Statistical tables have been developed for various types of distributions that quantify the area under the curve for a given number of standard deviations from the mean (the normal distribution is shown in this example). These can be used as probability tables to calculate the odds that a given value (measurement) is part of the same group of data used to construct the histogram.

Shewhart found that control limits placed at three standard deviations from the mean in either direction provide an economical tradeoff between the risk of reacting to a false signal and the risk of not reacting to a true signal - regardless the shape of the underlying process distribution.

If the process has a normal distribution, 99.7% of the population is captured by the curve at three standard deviations from the mean. Stated another way, there is only a 1-99.7%, or 0.3% chance of finding a value beyond 3 standard deviations. Therefore, a measurement value beyond 3 standard deviations indicates that the process has either shifted or become unstable (more variability).

The illustration below shows a normal curve for a distribution with a mean of 69, a mean less 3 standard deviations value of 63.4, and a mean plus 3 standard deviations value of 74.6. Values, or measurements, less than 63.4 or greater than 74.6 are extremely unlikely. These laws of probability are the foundation of the control chart.

Now, consider that the distribution is turned sideways, and the lines denoting the mean and ± 3 standard deviations are extended. This construction forms the basis of the Control chart. Time series data plotted on this chart can be compared to the lines, which now become control limits for the process. Comparing the plot points to the control limits allows a simple probability assessment.

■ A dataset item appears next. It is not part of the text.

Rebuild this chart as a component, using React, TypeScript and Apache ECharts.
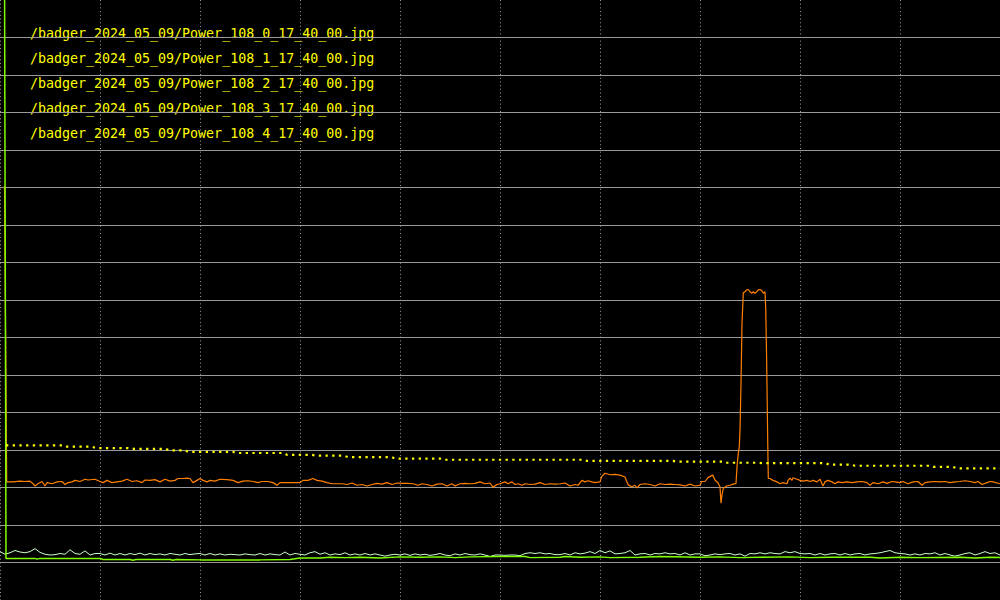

We know from our previous discussion that a point plotted above the upper control limit has a very low probability of coming from the same population that was used to construct the chart - this indicates that there is a Special Cause - a source of variation beyond the normal chance variation of the process.

While the initial resource cost of statistical process control can be substantial the return on investment gained from the information and knowledge the tool creates proves to be a successful activity time and time again. This tool requires a great deal of coordination and if done successfully can greatly improve a processes ability to be controlled and analyzed during process improvement projects.